認知症診療に取り組む医師の対談記事の中に「好かれる認知と嫌われる認知症」と書かれていました。
まだ研究中としながらも
認知症になってもよく笑い、家族も嬉しそうに見つめている幸せそうな方がいる。
家族が認知症になり「できなくなってしまったこと」ばかりに注目してしまい大切な父や母であることを見失う場合もある。
その違いは、それまでの人間関係が影響しているのではないか、と解説をされています。
これを読んで、私にも思い当たることがあります。
私の母は、父を亡くしてから子供たちを恨んでいた時期があり、認知症になるにつれて「言葉使い」や「顔つき」が険しくなり私たちも母に恐怖さえ感じた事があります。

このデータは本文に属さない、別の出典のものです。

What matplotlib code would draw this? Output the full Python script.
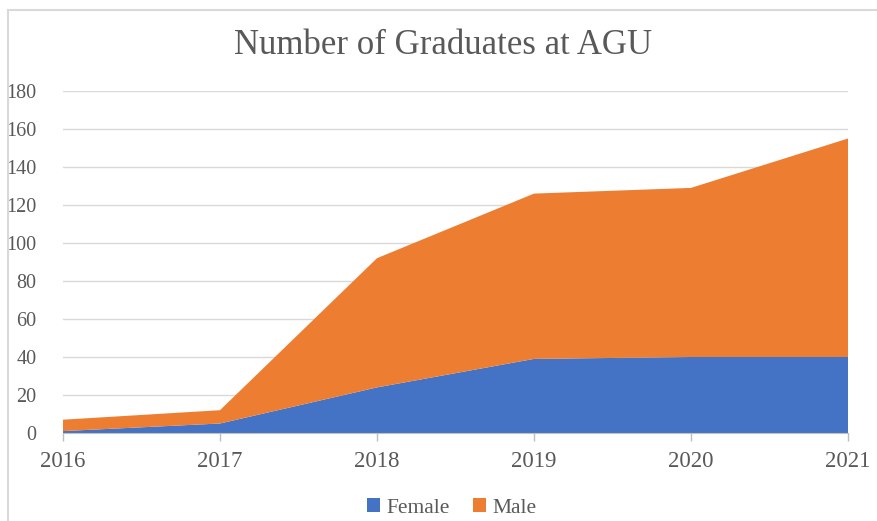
import matplotlib
matplotlib.use("Agg")
import matplotlib.pyplot as plt
from matplotlib.patches import Rectangle, Patch

years = [2016, 2017, 2018, 2019, 2020, 2021]
female = [1, 5, 24, 39, 40, 40]
male = [6, 7, 68, 87, 89, 115]
series_names = ["Female", "Male"]
colors = ["#4472C4", "#ED7D31"]
yticks = [0, 20, 40, 60, 80, 100, 120, 140, 160, 180]

plt.rcParams['font.family'] = ['Liberation Serif', 'DejaVu Serif']
text_color = "#595959"

W, H = 877, 521
fig = plt.figure(figsize=(W / 100, H / 100), dpi=100)
fig.patch.set_facecolor("white")

# chart frame
fig.patches.append(Rectangle((8 / W, -0.05), 1.2, 1 - 10 / H + 0.05, transform=fig.transFigure,
                             facecolor="none", edgecolor="#D9D9D9", linewidth=1.5))

ax = fig.add_axes([63 / W, 1 - 433 / H, (848 - 63) / W, (433 - 91) / H])
ax.stackplot(years, female, male, colors=colors, labels=series_names, linewidth=0)
ax.set_xlim(2016, 2021)
ax.set_ylim(0, 180)
ax.set_yticks(yticks)
ax.set_xticks(years)
ax.grid(axis="y", color="#D9D9D9", linewidth=1)
ax.set_axisbelow(True)
for s in ["top", "right", "left"]:
    ax.spines[s].set_visible(False)
ax.spines["bottom"].set_color("#BFBFBF")
ax.tick_params(axis="y", length=0, pad=19, labelsize=14.5, labelcolor=text_color)
ax.tick_params(axis="x", length=6, width=1, color="#BFBFBF", pad=7, labelsize=16.5, labelcolor=text_color)

fig.text(443 / W, 1 - 45 / H, "Number of Graduates at AGU", ha="center", va="center",
         fontsize=25, color=text_color)

handles = [Patch(facecolor=c, label=n) for c, n in zip(colors, series_names)]
fig.legend(handles=handles, loc="center", bbox_to_anchor=(452 / W, 1 - 508 / H), ncol=2,
           frameon=False, fontsize=15.5, labelcolor=text_color, handlelength=0.6, handleheight=0.6,
           handletextpad=0.3, columnspacing=1.1)

fig.savefig("out.png", dpi=100)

老人ホームに入所し、私達家族や優しい介護スタッフの方との接触が増えるとともに、穏やかさを取り戻してきました。
その後の認知症を理解した環境が実母を変えてくれたのだと思います。
主人に認知症の気配が見えたのは一カ月半の入院を終えた頃からです。
もともと人付き合いが悪く思いやりが出にくい人で、嫌われキャラを自負しているタイプでした。
私も時として言い方や態度がきつくなり、ギスギスすることもありました。
その主人が物忘れが多くなったせいか、攻撃の原因を覚えられなくなった様子です。
以前をよく知る周囲の人からも「角が取れて丸くなったみたい」と言われるような変化です。
顔色を伺いながら対応していた私も、肩ひじ張らずに笑いながら過ごす時間が増えました。
主人の変化で人間関係が良好になり、私も残されている機能をポジティブに捉えられるようになりました。
対談の中で医師はこんなことを言っていました。
「病気でなくても気分がふさいでいれば病的」
「逆に病気をいくつも抱えていても自分の身体とうまく折り合いをつけながら生活することができれば健康的」ということができる。
この考え方をポジティブヘルスといいます。
認知症は年齢が一番の危険因子で誰もがかかりうる病気です。
最も大切なのは「認知症の人」として区別しないこと。軽度の認知症患者さんの言動は健康な人と少しも変わらない。
なるほどね・・・ と感じました。